_Goal_. Retype nothing except the lines below from the one with "Recreate this image as a web" through the one with "const labelFont = 'bold", exactly, with images left out.

Some records:
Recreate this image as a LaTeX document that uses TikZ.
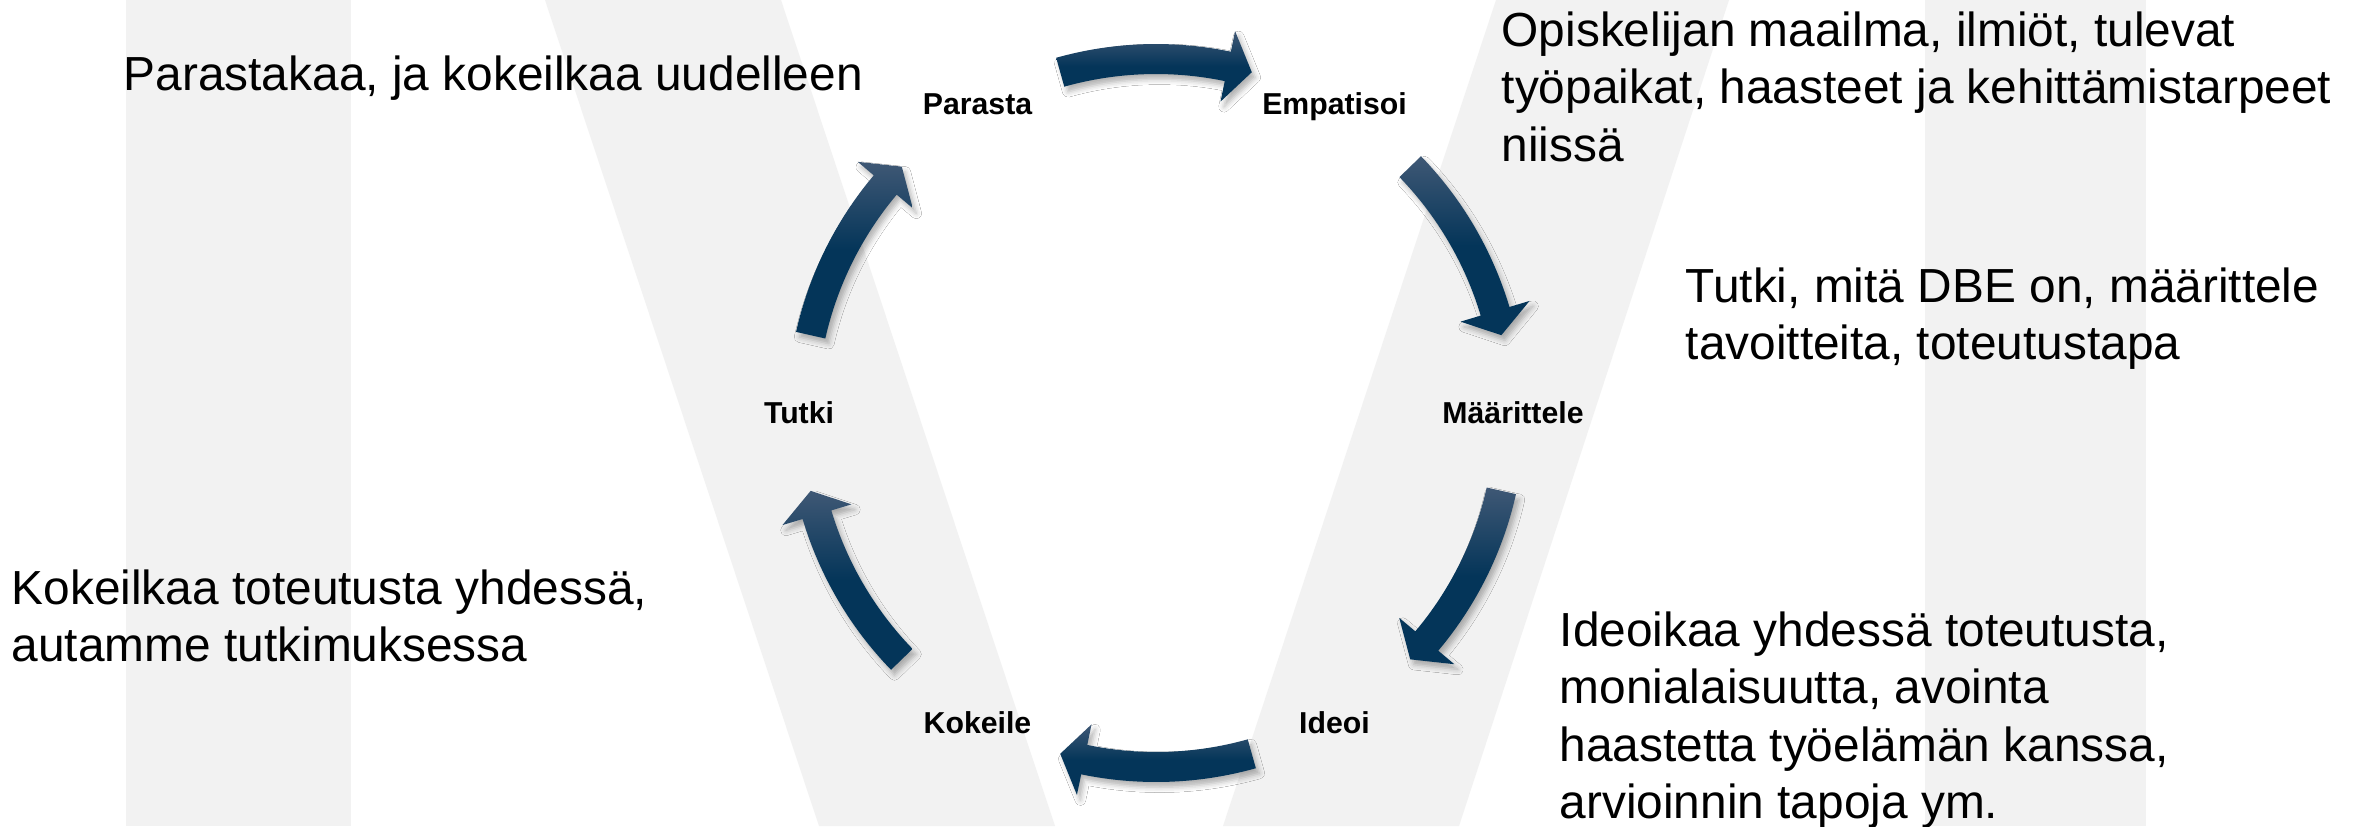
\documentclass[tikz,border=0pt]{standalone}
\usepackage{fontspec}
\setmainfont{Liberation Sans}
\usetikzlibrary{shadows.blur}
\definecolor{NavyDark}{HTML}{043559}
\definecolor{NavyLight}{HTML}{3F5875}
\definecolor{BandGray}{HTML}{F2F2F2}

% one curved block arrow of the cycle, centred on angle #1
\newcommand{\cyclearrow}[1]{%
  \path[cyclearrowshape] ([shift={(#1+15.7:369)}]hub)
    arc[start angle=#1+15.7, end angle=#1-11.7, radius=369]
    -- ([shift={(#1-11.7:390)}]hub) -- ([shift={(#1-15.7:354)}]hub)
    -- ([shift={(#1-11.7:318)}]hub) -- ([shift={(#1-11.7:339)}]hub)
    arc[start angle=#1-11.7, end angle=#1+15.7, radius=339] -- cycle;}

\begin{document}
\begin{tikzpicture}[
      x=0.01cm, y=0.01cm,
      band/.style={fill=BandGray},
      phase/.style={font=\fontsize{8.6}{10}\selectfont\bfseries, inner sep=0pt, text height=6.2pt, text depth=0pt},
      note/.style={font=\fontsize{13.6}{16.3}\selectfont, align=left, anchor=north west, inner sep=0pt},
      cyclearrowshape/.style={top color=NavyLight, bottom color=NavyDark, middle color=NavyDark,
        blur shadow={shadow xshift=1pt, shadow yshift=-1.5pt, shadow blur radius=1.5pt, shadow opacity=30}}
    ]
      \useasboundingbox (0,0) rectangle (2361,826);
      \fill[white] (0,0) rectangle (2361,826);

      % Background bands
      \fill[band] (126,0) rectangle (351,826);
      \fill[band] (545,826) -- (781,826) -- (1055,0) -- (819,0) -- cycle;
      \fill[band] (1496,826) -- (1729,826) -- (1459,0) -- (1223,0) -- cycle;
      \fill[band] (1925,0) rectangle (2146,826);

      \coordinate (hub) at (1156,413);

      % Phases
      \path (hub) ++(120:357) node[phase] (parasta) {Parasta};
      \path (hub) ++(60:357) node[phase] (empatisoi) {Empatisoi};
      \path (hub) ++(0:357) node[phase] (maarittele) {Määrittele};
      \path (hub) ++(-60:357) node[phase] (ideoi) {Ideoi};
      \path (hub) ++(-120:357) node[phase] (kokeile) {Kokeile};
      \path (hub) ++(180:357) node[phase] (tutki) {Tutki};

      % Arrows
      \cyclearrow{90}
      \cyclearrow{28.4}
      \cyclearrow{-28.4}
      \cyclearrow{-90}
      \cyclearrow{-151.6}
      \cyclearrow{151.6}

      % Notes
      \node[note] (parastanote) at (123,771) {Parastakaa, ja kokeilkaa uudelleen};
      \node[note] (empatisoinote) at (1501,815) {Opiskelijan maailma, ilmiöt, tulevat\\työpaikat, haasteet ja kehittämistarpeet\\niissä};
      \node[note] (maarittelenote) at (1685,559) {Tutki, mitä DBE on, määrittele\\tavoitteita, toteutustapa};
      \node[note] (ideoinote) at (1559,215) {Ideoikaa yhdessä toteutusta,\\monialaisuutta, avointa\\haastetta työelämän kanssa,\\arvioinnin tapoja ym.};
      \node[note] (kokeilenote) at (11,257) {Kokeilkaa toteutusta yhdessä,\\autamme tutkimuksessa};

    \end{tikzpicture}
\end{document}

---

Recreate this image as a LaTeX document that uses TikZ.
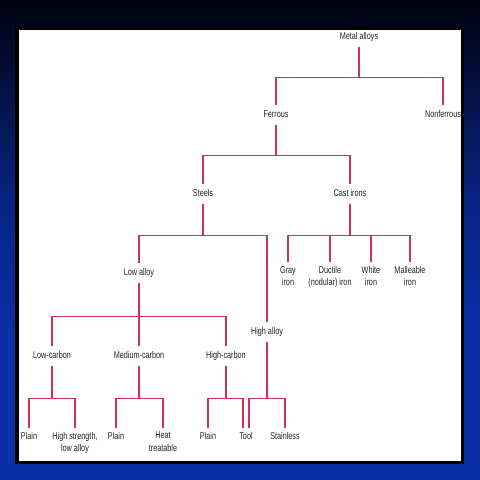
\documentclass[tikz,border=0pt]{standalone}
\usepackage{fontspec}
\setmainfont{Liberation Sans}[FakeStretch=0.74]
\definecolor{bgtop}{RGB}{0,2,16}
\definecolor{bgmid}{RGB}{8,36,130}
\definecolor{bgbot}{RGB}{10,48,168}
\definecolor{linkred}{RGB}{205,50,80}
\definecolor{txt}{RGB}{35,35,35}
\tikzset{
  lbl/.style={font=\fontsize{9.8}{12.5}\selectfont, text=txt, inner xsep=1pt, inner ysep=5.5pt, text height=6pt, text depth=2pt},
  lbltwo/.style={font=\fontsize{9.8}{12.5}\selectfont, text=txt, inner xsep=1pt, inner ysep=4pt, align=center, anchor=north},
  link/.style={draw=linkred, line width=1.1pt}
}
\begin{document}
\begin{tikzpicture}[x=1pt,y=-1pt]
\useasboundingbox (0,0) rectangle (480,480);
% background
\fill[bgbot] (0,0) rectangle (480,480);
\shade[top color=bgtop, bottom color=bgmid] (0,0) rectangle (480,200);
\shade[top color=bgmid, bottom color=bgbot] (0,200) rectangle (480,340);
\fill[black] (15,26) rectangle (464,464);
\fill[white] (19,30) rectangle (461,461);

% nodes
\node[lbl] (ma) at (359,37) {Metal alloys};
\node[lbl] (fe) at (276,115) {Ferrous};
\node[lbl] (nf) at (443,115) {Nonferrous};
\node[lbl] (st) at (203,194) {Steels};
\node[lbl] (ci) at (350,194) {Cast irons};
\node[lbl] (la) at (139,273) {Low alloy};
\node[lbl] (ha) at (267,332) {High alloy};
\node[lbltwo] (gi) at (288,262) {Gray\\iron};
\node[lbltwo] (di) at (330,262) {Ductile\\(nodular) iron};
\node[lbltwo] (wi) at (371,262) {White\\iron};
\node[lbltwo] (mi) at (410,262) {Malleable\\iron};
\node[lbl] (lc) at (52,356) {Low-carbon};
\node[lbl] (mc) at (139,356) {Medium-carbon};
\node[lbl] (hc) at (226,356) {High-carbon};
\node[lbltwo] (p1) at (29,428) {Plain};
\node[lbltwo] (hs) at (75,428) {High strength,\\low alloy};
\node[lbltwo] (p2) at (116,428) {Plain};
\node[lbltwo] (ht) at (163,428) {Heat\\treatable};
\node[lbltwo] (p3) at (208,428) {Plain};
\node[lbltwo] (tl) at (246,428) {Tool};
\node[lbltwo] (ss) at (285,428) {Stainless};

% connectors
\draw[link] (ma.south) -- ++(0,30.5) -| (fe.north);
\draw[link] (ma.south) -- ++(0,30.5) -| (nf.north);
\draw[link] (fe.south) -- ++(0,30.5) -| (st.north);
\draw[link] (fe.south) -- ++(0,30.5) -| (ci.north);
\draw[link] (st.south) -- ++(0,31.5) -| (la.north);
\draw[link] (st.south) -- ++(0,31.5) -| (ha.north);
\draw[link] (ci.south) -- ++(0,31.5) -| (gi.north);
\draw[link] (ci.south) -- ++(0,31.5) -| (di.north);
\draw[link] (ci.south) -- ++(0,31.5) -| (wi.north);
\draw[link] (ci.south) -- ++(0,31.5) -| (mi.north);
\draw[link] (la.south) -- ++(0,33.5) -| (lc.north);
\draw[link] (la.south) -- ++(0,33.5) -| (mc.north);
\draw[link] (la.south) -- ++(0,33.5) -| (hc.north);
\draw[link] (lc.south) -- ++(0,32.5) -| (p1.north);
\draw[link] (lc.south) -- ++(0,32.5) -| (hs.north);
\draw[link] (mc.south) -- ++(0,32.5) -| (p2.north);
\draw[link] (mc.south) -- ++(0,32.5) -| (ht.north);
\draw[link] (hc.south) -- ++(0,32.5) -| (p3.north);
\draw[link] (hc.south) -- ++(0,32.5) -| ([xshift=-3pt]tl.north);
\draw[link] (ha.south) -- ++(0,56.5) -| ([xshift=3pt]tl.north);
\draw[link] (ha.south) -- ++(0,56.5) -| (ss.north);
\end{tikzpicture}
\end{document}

--

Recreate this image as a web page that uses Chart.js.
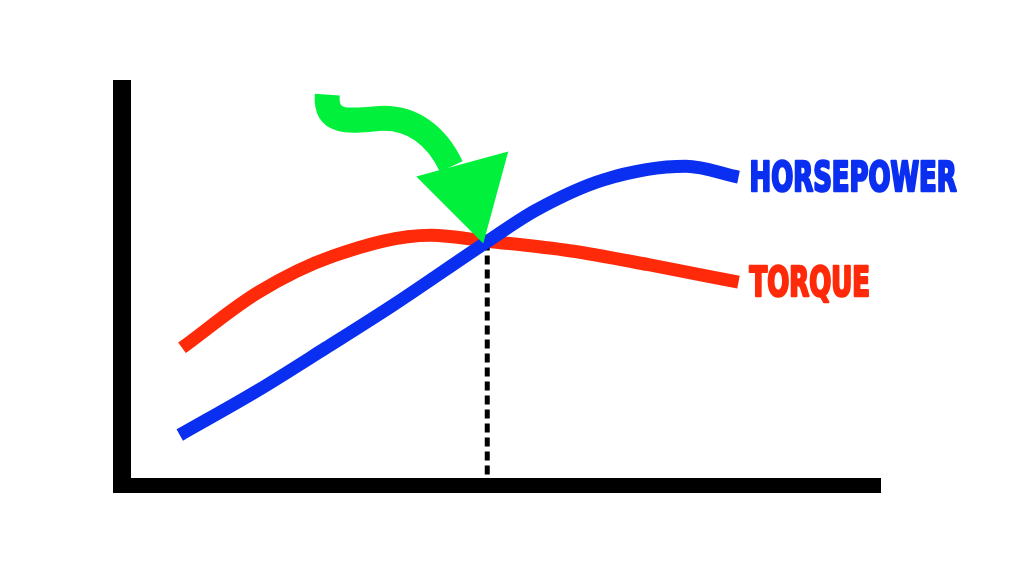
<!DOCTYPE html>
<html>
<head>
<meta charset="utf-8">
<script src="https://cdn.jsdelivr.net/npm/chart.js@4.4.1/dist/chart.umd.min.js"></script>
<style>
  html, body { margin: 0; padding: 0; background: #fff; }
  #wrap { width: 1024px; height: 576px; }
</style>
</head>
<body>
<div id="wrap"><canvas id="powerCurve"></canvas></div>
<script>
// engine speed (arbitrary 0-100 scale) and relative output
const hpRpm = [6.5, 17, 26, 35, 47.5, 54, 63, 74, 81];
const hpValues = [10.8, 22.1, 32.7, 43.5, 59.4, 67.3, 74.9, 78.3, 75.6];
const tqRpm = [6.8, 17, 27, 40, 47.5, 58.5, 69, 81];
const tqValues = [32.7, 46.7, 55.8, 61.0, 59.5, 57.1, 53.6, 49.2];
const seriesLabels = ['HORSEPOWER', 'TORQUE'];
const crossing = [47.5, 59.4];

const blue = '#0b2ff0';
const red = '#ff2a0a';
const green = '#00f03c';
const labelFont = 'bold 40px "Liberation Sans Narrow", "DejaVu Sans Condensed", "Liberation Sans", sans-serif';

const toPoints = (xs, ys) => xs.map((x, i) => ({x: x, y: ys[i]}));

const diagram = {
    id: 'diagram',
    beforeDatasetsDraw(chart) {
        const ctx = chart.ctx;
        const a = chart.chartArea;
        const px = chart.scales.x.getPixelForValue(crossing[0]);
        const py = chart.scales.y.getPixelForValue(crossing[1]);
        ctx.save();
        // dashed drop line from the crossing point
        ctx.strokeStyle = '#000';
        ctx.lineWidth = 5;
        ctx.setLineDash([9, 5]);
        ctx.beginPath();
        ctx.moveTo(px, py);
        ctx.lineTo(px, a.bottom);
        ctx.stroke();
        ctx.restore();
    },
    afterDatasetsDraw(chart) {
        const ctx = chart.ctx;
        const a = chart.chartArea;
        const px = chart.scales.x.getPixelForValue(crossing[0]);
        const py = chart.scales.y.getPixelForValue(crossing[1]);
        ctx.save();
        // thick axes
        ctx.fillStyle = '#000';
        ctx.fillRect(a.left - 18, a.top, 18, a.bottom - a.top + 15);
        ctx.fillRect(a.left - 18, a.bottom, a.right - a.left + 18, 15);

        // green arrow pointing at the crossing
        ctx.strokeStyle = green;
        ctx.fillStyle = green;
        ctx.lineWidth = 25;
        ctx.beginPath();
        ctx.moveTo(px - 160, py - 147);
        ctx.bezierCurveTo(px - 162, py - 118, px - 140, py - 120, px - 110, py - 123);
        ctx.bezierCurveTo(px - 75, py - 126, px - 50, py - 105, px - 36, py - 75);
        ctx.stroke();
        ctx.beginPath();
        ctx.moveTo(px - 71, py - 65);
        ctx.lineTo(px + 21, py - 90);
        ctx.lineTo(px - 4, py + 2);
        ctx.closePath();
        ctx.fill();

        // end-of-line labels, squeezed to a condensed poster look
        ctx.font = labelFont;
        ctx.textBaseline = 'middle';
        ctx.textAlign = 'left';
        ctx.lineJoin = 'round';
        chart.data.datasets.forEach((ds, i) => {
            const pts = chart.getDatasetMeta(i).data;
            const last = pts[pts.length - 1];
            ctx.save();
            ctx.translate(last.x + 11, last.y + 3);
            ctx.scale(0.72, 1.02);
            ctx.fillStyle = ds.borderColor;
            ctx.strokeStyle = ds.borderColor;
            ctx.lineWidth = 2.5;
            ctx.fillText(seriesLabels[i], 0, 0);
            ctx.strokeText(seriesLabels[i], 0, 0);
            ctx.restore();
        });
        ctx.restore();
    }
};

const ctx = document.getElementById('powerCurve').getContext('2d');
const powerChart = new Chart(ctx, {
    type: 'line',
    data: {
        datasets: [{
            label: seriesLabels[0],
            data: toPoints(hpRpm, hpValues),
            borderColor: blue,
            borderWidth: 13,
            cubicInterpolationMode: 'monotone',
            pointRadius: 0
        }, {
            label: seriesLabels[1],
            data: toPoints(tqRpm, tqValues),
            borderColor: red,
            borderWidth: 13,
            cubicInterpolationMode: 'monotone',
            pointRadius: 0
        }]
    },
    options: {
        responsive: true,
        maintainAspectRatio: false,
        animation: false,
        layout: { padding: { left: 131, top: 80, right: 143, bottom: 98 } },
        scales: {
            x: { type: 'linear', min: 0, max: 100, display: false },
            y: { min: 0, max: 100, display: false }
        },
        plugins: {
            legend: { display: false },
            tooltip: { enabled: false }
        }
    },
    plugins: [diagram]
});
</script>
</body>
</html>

_Output of the exercise_.
Recreate this image as a web page that uses Chart.js.
<!DOCTYPE html>
<html>
<head>
<meta charset="utf-8">
<script src="https://cdn.jsdelivr.net/npm/chart.js@4.4.1/dist/chart.umd.min.js"></script>
<style>
  html, body { margin: 0; padding: 0; background: #fff; }
  #wrap { width: 1024px; height: 576px; }
</style>
</head>
<body>
<div id="wrap"><canvas id="powerCurve"></canvas></div>
<script>
// engine speed (arbitrary 0-100 scale) and relative output
const hpRpm = [6.5, 17, 26, 35, 47.5, 54, 63, 74, 81];
const hpValues = [10.8, 22.1, 32.7, 43.5, 59.4, 67.3, 74.9, 78.3, 75.6];
const tqRpm = [6.8, 17, 27, 40, 47.5, 58.5, 69, 81];
const tqValues = [32.7, 46.7, 55.8, 61.0, 59.5, 57.1, 53.6, 49.2];
const seriesLabels = ['HORSEPOWER', 'TORQUE'];
const crossing = [47.5, 59.4];

const blue = '#0b2ff0';
const red = '#ff2a0a';
const green = '#00f03c';
const labelFont = 'bold 40px "Liberation Sans Narrow", "DejaVu Sans Condensed", "Liberation Sans", sans-serif';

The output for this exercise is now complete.